There are other design constrains concerning logging on Linux. At the moment everything goes into /dev/log, and only one program can read it a time. AFAIK, you have to rework both the way the kernel does logging and user space loggers in order to have more than one program reading log info from the source. The solution seems to requires using kernel namespaces and other low level systems, and are likely to require that both kernel version and user space loggers are synced to a certain version in order to work.
So AFAIK, it isn't easy to make a early-boot-log helper that hands over logging to syslog when it is done, at least not in a lossless way and certainly not if the helper logs are meant to be incorporated into the syslog flat text files (which is why eg. dmesg is a separate log file).

As for logging being "married" to init, the main argument was, that in order to have first class service and process management, you need a matching first class logging system. In order to have early and late boot log messages, the init system have to be aware of a lot of low level system stuff, and cooperate extensively with the logging system. They could have used rsyslog and changed it so it worked like the journald works, but that would have tied all systemd Linux distros to a particular syslog implementation.

Having them working together also makes it trivial to attach log messages to a service check.

Are binary log files a necessity of the systemd design? Absolute not. But then again, people who prefer flat text files for logs can just use rsyslog/syslog-ng as they always have. The binary log files are optional. But the binary, structured and indexed journal log do solve so many limitations of flat text files that I am glad it exist as an option. The systemd journal really is a joy to use.

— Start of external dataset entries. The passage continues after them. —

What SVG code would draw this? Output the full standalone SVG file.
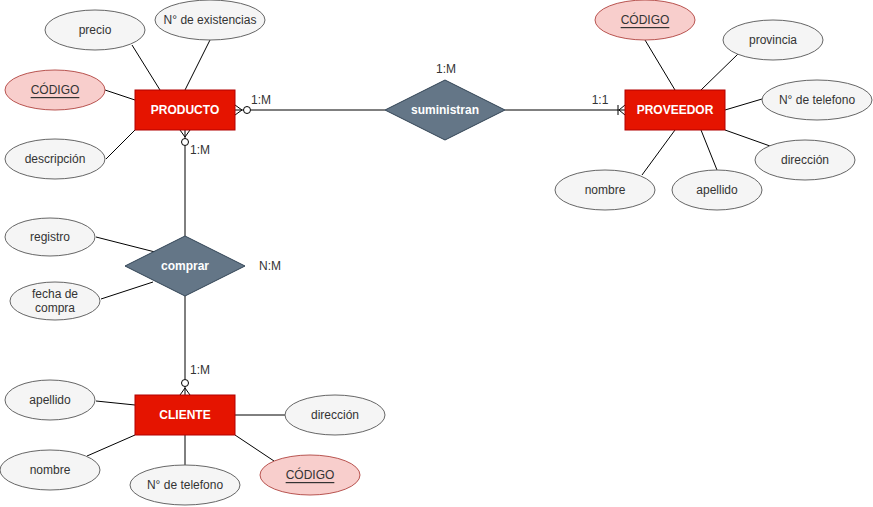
<svg xmlns="http://www.w3.org/2000/svg" width="873" height="507" viewBox="0 0 873 507">
  <style>
    text { font-family: "Liberation Sans", Arial, sans-serif; font-size: 12px; text-anchor: middle; dominant-baseline: central; }
    .ent rect { fill: #e51400; stroke: #b20000; stroke-width: 1; }
    .ent text { fill: #ffffff; font-weight: bold; }
    .rel polygon { fill: #647687; stroke: #314354; stroke-width: 1; }
    .rel text { fill: #ffffff; font-weight: bold; }
    .attr ellipse { fill: #f5f5f5; stroke: #666666; stroke-width: 1; }
    .attr text { fill: #333333; }
    .key ellipse { fill: #f8cecc; stroke: #b85450; stroke-width: 1; }
    .key text { fill: #333333; text-decoration: underline; }
    .edges line, .edges path { stroke: #000000; stroke-width: 1; fill: none; }
    .edges circle { fill: #ffffff; stroke: #000000; stroke-width: 1; }
    .card { fill: #333333; }
  </style>

  <!-- connectors -->
  <g id="connectors" class="edges">
    <!-- PRODUCTO attributes -->
    <line x1="132" y1="45" x2="160" y2="90"/>
    <line x1="210" y1="40" x2="185" y2="90"/>
    <line x1="105" y1="90" x2="135" y2="100"/>
    <line x1="106" y1="159" x2="135" y2="130"/>
    <!-- PRODUCTO - suministran - PROVEEDOR -->
    <line x1="251" y1="110" x2="385" y2="110"/>
    <path d="M235,105 L242,110 L235,115 M235,110 L243.5,110"/>
    <circle cx="247" cy="110" r="3.5"/>
    <line x1="505" y1="110" x2="625" y2="110"/>
    <path d="M625,105 L619,110 L625,115 M618,105 L618,115"/>
    <!-- PROVEEDOR attributes -->
    <line x1="645" y1="40" x2="675" y2="90"/>
    <line x1="738" y1="54" x2="701" y2="90"/>
    <line x1="762" y1="99" x2="725" y2="110"/>
    <line x1="770" y1="146" x2="725" y2="130"/>
    <line x1="717" y1="170" x2="701" y2="130"/>
    <line x1="642" y1="175" x2="675" y2="130"/>
    <!-- PRODUCTO - comprar - CLIENTE -->
    <line x1="185" y1="146" x2="185" y2="236"/>
    <path d="M180,130 L185,137 L190,130 M185,130 L185,138.5"/>
    <circle cx="185" cy="142" r="3.5"/>
    <line x1="185" y1="296" x2="185" y2="379"/>
    <path d="M180,395 L185,388 L190,395 M185,395 L185,386.5"/>
    <circle cx="185" cy="383" r="3.5"/>
    <!-- comprar attributes -->
    <line x1="96" y1="237" x2="155" y2="252"/>
    <line x1="101" y1="299" x2="153" y2="282"/>
    <!-- CLIENTE attributes -->
    <line x1="96" y1="401" x2="135" y2="405"/>
    <line x1="87" y1="456" x2="135" y2="435"/>
    <line x1="185" y1="435" x2="185" y2="465"/>
    <line x1="274" y1="461" x2="235" y2="435"/>
    <line x1="235" y1="415" x2="285" y2="415"/>
  </g>

  <!-- cardinality labels -->
  <g id="labels">
    <text class="card" x="261" y="100">1:M</text>
    <text class="card" x="200" y="150">1:M</text>
    <text class="card" x="446" y="69">1:M</text>
    <text class="card" x="600" y="100">1:1</text>
    <text class="card" x="270" y="266">N:M</text>
    <text class="card" x="200" y="370">1:M</text>
  </g>

  <!-- entities -->
  <g id="producto" class="ent">
    <rect x="135" y="90" width="100" height="40"/>
    <text x="185" y="110">PRODUCTO</text>
  </g>
  <g id="proveedor" class="ent">
    <rect x="625" y="90" width="100" height="40"/>
    <text x="675" y="110">PROVEEDOR</text>
  </g>
  <g id="cliente" class="ent">
    <rect x="135" y="395" width="100" height="40"/>
    <text x="185" y="415">CLIENTE</text>
  </g>

  <!-- relationships -->
  <g id="suministran" class="rel">
    <polygon points="445,80 505,110 445,140 385,110"/>
    <text x="445" y="110">suministran</text>
  </g>
  <g id="comprar" class="rel">
    <polygon points="185,236 245,266 185,296 125,266"/>
    <text x="185" y="266">comprar</text>
  </g>

  <!-- PRODUCTO attributes -->
  <g id="producto-precio" class="attr">
    <ellipse cx="95" cy="30" rx="50" ry="20"/>
    <text x="95" y="30">precio</text>
  </g>
  <g id="producto-existencias" class="attr">
    <ellipse cx="210" cy="20" rx="55" ry="20"/>
    <text x="210" y="20">N° de existencias</text>
  </g>
  <g id="producto-codigo" class="key">
    <ellipse cx="55" cy="90" rx="50" ry="20"/>
    <text x="55" y="90">CÓDIGO</text>
  </g>
  <g id="producto-descripcion" class="attr">
    <ellipse cx="55" cy="159" rx="50" ry="20"/>
    <text x="55" y="159">descripción</text>
  </g>

  <!-- PROVEEDOR attributes -->
  <g id="proveedor-codigo" class="key">
    <ellipse cx="645" cy="20" rx="50" ry="20"/>
    <text x="645" y="20">CÓDIGO</text>
  </g>
  <g id="proveedor-provincia" class="attr">
    <ellipse cx="773" cy="40" rx="50" ry="20"/>
    <text x="773" y="40">provincia</text>
  </g>
  <g id="proveedor-telefono" class="attr">
    <ellipse cx="817" cy="100" rx="55" ry="20"/>
    <text x="817" y="100">N° de telefono</text>
  </g>
  <g id="proveedor-direccion" class="attr">
    <ellipse cx="805" cy="160" rx="50" ry="20"/>
    <text x="805" y="160">dirección</text>
  </g>
  <g id="proveedor-apellido" class="attr">
    <ellipse cx="717" cy="190" rx="45" ry="20"/>
    <text x="717" y="190">apellido</text>
  </g>
  <g id="proveedor-nombre" class="attr">
    <ellipse cx="605" cy="190" rx="50" ry="20"/>
    <text x="605" y="190">nombre</text>
  </g>

  <!-- comprar attributes -->
  <g id="comprar-registro" class="attr">
    <ellipse cx="50" cy="237" rx="45" ry="19"/>
    <text x="50" y="237">registro</text>
  </g>
  <g id="comprar-fecha" class="attr">
    <ellipse cx="55" cy="301" rx="45" ry="19"/>
    <text x="55" y="294">fecha de</text>
    <text x="55" y="308">compra</text>
  </g>

  <!-- CLIENTE attributes -->
  <g id="cliente-apellido" class="attr">
    <ellipse cx="50" cy="400" rx="45" ry="20"/>
    <text x="50" y="400">apellido</text>
  </g>
  <g id="cliente-nombre" class="attr">
    <ellipse cx="50" cy="470" rx="50" ry="20"/>
    <text x="50" y="470">nombre</text>
  </g>
  <g id="cliente-telefono" class="attr">
    <ellipse cx="185" cy="485" rx="55" ry="20"/>
    <text x="185" y="485">N° de telefono</text>
  </g>
  <g id="cliente-codigo" class="key">
    <ellipse cx="310" cy="475" rx="50" ry="20"/>
    <text x="310" y="475">CÓDIGO</text>
  </g>
  <g id="cliente-direccion" class="attr">
    <ellipse cx="335" cy="415" rx="50" ry="20"/>
    <text x="335" y="415">dirección</text>
  </g>
</svg>
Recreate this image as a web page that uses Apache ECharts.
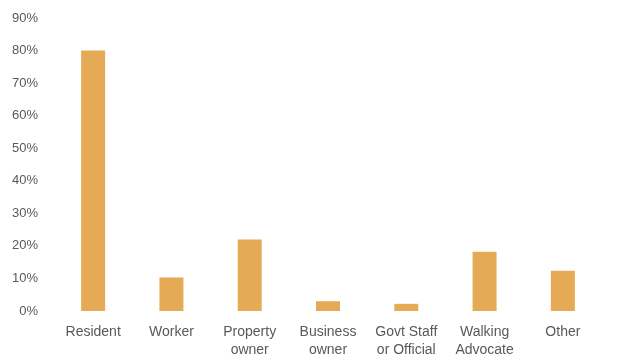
<!DOCTYPE html>
<html>
<head>
<meta charset="utf-8">
<script src="https://cdn.jsdelivr.net/npm/echarts@6/dist/echarts.min.js"></script>
<style>
  html, body { margin: 0; padding: 0; background: #ffffff; }
  #chart { width: 640px; height: 360px; }
</style>
</head>
<body>
<div id="chart"></div>
<script>
// Respondent roles and the share of respondents in each (percent)
const categories = ['Resident', 'Worker', 'Property\nowner', 'Business\nowner', 'Govt Staff\nor Official', 'Walking\nAdvocate', 'Other'];
const shares = [80, 10.3, 22, 3, 2.2, 18.2, 12.4];
const yTicks = [0, 10, 20, 30, 40, 50, 60, 70, 80, 90];

const chart = echarts.init(document.getElementById('chart'), null, { renderer: 'canvas' });
chart.setOption({
  animation: false,
  backgroundColor: '#ffffff',
  grid: { left: 54, right: 38, top: 18, bottom: 49, containLabel: false },
  xAxis: {
    type: 'category',
    data: categories,
    axisLine: { show: false },
    axisTick: { show: false },
    axisLabel: {
      color: '#595959',
      fontFamily: 'Liberation Sans, Arial, sans-serif',
      fontSize: 14,
      lineHeight: 18,
      margin: 12,
      interval: 0
    }
  },
  yAxis: {
    type: 'value',
    min: yTicks[0],
    max: yTicks[yTicks.length - 1],
    interval: 10,
    splitLine: { show: false },
    axisLine: { show: false },
    axisTick: { show: false },
    axisLabel: {
      color: '#595959',
      fontFamily: 'Liberation Sans, Arial, sans-serif',
      fontSize: 13,
      margin: 16,
      formatter: v => v + '%'
    }
  },
  series: [{
    type: 'bar',
    data: shares,
    barWidth: 24,
    itemStyle: { color: '#E5AA55' }
  }]
});
</script>
</body>
</html>
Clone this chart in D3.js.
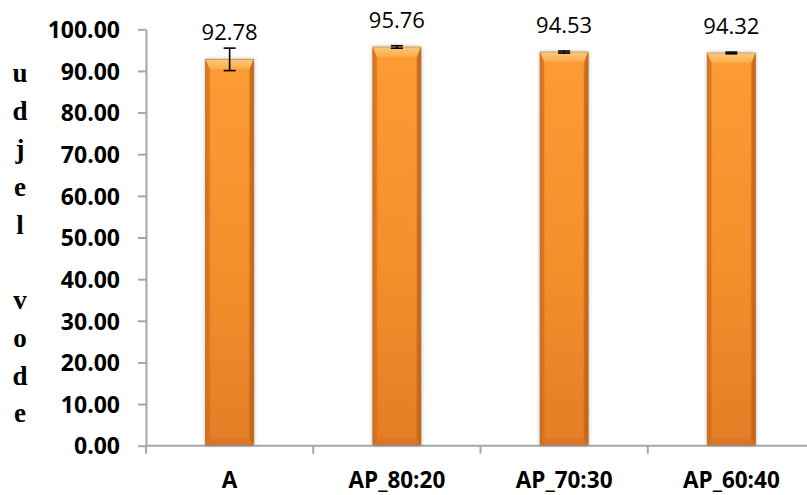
<!DOCTYPE html>
<html>
<head>
<meta charset="utf-8">
<script src="https://cdn.jsdelivr.net/npm/d3@7"></script>
<style>
  html, body { margin: 0; padding: 0; background: #fff; }
  svg { display: block; }
</style>
</head>
<body>
<svg id="chart" width="807" height="495"></svg>
<script>
const categories = ["A", "AP_80:20", "AP_70:30", "AP_60:40"];
const values = [92.78, 95.76, 94.53, 94.32];
const errors = [2.7, 0.3, 0.25, 0.2];
const yTicks = [0, 10, 20, 30, 40, 50, 60, 70, 80, 90, 100];
const yTitle = "udjel vode";

(function () {
const svg = d3.select("#chart");
const pLeft = 146, pRight = 815, pTop = 29.3, pBottom = 445.7;

const x = d3.scaleBand().domain(categories).range([pLeft, pRight]).padding(0);
const y = d3.scaleLinear().domain([0, 100]).range([pBottom, pTop]);
const barW = x.bandwidth() * 0.288;

const defs = svg.append("defs");
const vg = defs.append("linearGradient").attr("id", "bodyGrad").attr("x1", 0).attr("y1", 0).attr("x2", 0).attr("y2", 1);
vg.append("stop").attr("offset", "0%").attr("stop-color", "#FC9C34");
vg.append("stop").attr("offset", "55%").attr("stop-color", "#F58F2C");
vg.append("stop").attr("offset", "100%").attr("stop-color", "#E47D27");
const hg = defs.append("linearGradient").attr("id", "sideGrad").attr("x1", 0).attr("y1", 0).attr("x2", 1).attr("y2", 0);
hg.append("stop").attr("offset", "0%").attr("stop-color", "#000").attr("stop-opacity", 0.18);
hg.append("stop").attr("offset", "12%").attr("stop-color", "#000").attr("stop-opacity", 0);
hg.append("stop").attr("offset", "88%").attr("stop-color", "#000").attr("stop-opacity", 0);
hg.append("stop").attr("offset", "100%").attr("stop-color", "#000").attr("stop-opacity", 0.22);
const tg = defs.append("linearGradient").attr("id", "topGrad").attr("x1", 0).attr("y1", 0).attr("x2", 0).attr("y2", 1);
tg.append("stop").attr("offset", "0%").attr("stop-color", "#FDCB7A");
tg.append("stop").attr("offset", "100%").attr("stop-color", "#FCA948");
const sh = defs.append("filter").attr("id", "shadow").attr("x", "-30%").attr("y", "-10%").attr("width", "160%").attr("height", "120%");
sh.append("feGaussianBlur").attr("in", "SourceAlpha").attr("stdDeviation", 2).attr("result", "b");
sh.append("feComponentTransfer").attr("in", "b").attr("result", "s")
  .append("feFuncA").attr("type", "linear").attr("slope", 0.35);
const m = sh.append("feMerge");
m.append("feMergeNode").attr("in", "s");
m.append("feMergeNode").attr("in", "SourceGraphic");

// y axis
const yAxis = svg.append("g").attr("transform", `translate(${pLeft},0)`)
  .call(d3.axisLeft(y).tickValues(yTicks).tickSize(8).tickSizeOuter(0).tickFormat(d3.format(".2f")));
yAxis.select(".domain").attr("stroke", "#A6A6A6").attr("stroke-width", 2);
yAxis.selectAll(".tick line").attr("stroke", "#A6A6A6").attr("stroke-width", 2);
yAxis.selectAll(".tick text").attr("x", -26).attr("dy", "0.36em")
  .attr("font-family", "'Open Sans', sans-serif").attr("font-weight", "bold").attr("font-size", 23).attr("fill", "#000");

// x axis
const xAxis = svg.append("g").attr("transform", `translate(0,${pBottom})`);
xAxis.append("line").attr("x1", pLeft).attr("x2", pRight).attr("y1", 0).attr("y2", 0)
  .attr("stroke", "#A6A6A6").attr("stroke-width", 2);
xAxis.selectAll("line.tk").data(categories).enter().append("line").attr("class", "tk")
  .attr("x1", d => x(d)).attr("x2", d => x(d)).attr("y1", 0).attr("y2", 8)
  .attr("stroke", "#A6A6A6").attr("stroke-width", 2);
xAxis.selectAll("text").data(categories).enter().append("text")
  .attr("x", d => x(d) + x.bandwidth() / 2).attr("y", 42)
  .attr("text-anchor", "middle")
  .attr("font-family", "'Open Sans', sans-serif").attr("font-weight", "bold").attr("font-size", 22.5).attr("fill", "#000")
  .text(d => d);

// bars
const bars = svg.append("g").selectAll("g.bar").data(categories).enter().append("g").attr("class", "bar");
bars.each(function(d, i) {
  const g = d3.select(this);
  const x0 = x(d) + (x.bandwidth() - barW) / 2, x1 = x0 + barW;
  const y0 = y(values[i]), y1 = y(0) - 1;
  const bt = 10, bs = 4, bb = 6;
  const pts = a => a.map(p => p.join(",")).join(" ");
  g.append("rect").attr("x", x0).attr("y", y0).attr("width", barW).attr("height", y1 - y0)
    .attr("fill", "url(#bodyGrad)").attr("filter", "url(#shadow)");
  g.append("rect").attr("x", x0).attr("y", y0).attr("width", barW).attr("height", y1 - y0)
    .attr("fill", "url(#sideGrad)");
  g.append("polygon").attr("points", pts([[x0, y0], [x1, y0], [x1 - bs, y0 + bt], [x0 + bs, y0 + bt]]))
    .attr("fill", "url(#topGrad)");
  g.append("polygon").attr("points", pts([[x0, y0], [x0 + bs, y0 + bt], [x0 + bs, y1 - bb], [x0, y1]]))
    .attr("fill", "#D5721F").attr("opacity", 0.75);
  g.append("polygon").attr("points", pts([[x1, y0], [x1 - bs, y0 + bt], [x1 - bs, y1 - bb], [x1, y1]]))
    .attr("fill", "#C4661A").attr("opacity", 0.8);
  g.append("polygon").attr("points", pts([[x0, y1], [x0 + bs, y1 - bb], [x1 - bs, y1 - bb], [x1, y1]]))
    .attr("fill", "#D87626").attr("opacity", 0.9);
  g.append("rect").attr("x", x0).attr("y", y0).attr("width", barW).attr("height", y1 - y0)
    .attr("fill", "none").attr("stroke", "#B8641C").attr("stroke-width", 0.8).attr("stroke-opacity", 0.6);
});

// error bars
const eb = svg.append("g").attr("stroke", "#000").attr("stroke-width", 1.6);
categories.forEach((d, i) => {
  const cx = x(d) + x.bandwidth() / 2;
  const yt = y(values[i] + errors[i]), yb = y(values[i] - errors[i]);
  eb.append("line").attr("x1", cx).attr("x2", cx).attr("y1", yt).attr("y2", yb);
  eb.append("line").attr("x1", cx - 6).attr("x2", cx + 6).attr("y1", yt).attr("y2", yt);
  eb.append("line").attr("x1", cx - 6).attr("x2", cx + 6).attr("y1", yb).attr("y2", yb);
});

// value labels
svg.append("g").selectAll("text").data(categories).enter().append("text")
  .attr("x", d => x(d) + x.bandwidth() / 2)
  .attr("y", (d, i) => y(values[i]) - 19)
  .attr("text-anchor", "middle")
  .attr("font-family", "'Open Sans', sans-serif").attr("font-size", 22).attr("fill", "#000")
  .text((d, i) => values[i].toFixed(2));

// y title (stacked letters)
const letters = yTitle.split("");
const ly = d3.scaleLinear().domain([0, letters.length - 1]).range([73, 413]);
svg.append("g").selectAll("text").data(letters).enter().append("text")
  .attr("x", 20).attr("y", (d, i) => ly(i)).attr("dy", "0.35em")
  .attr("text-anchor", "middle")
  .attr("font-family", "'Liberation Serif', 'Times New Roman', serif").attr("font-weight", "bold").attr("font-size", 27).attr("fill", "#000")
  .text(d => d);
})();
</script>
</body>
</html>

Comment Re:freedesktop.org (Score 1) 555

The distributions should be wary of putting all their eggs in the freedesktop.org basket. Not all systems are desktops, and they shouldn't rely on desktop features at the expense of their own roles.

Dude, freedesktop.org is just a code repo like github, so they also host e.g. an OpenCL compiler. Sure, the site is also used for inter distro discussions and informal work groups, but implying that systemd is a desktop thing only since it hosted on freedesktop.org is just laughable.

When you got the time, please read up on the systemd project to see what it is all about:
This is an excellent starting point: http://www.freedesktop.org/wik...

Comment Re:A rather empty threat (Score 1) 555

Or that there are no known bugs to fix and haven't been in ages.

That's what happens when you follow the KISS principle.

Just look at the Debian SysVinit bug tracker. Of course there are bugs. I don't claim that there are serious showstopper bugs, but they are there, and sometimes they are even fixed. Feeding such bug fixes back to the upstream project is normal Linux practice, but for the last several years, such bugfixes haven't been mainlined with upstream SysVinit, making SUSE/RH the de facto Upstream now, and both those distros are about to outphase SysVinit.

I don't say that eg. GNU/SysVinit is understaffed is a unsolvable problem. But what I do say is, that those who will continue to use SysVinit have the responsibility to make and maintain all the necessary code themselves for being able to do so, including helping out SysVinit.

The non-systemd camp can no longer rely on paid developers from commercial distros solving all their problems. There is a long list of stuff that needs to be done, right now and in the near future in order to run a SysVinit distro without it degrading slowly and falling hopelessly behind in features.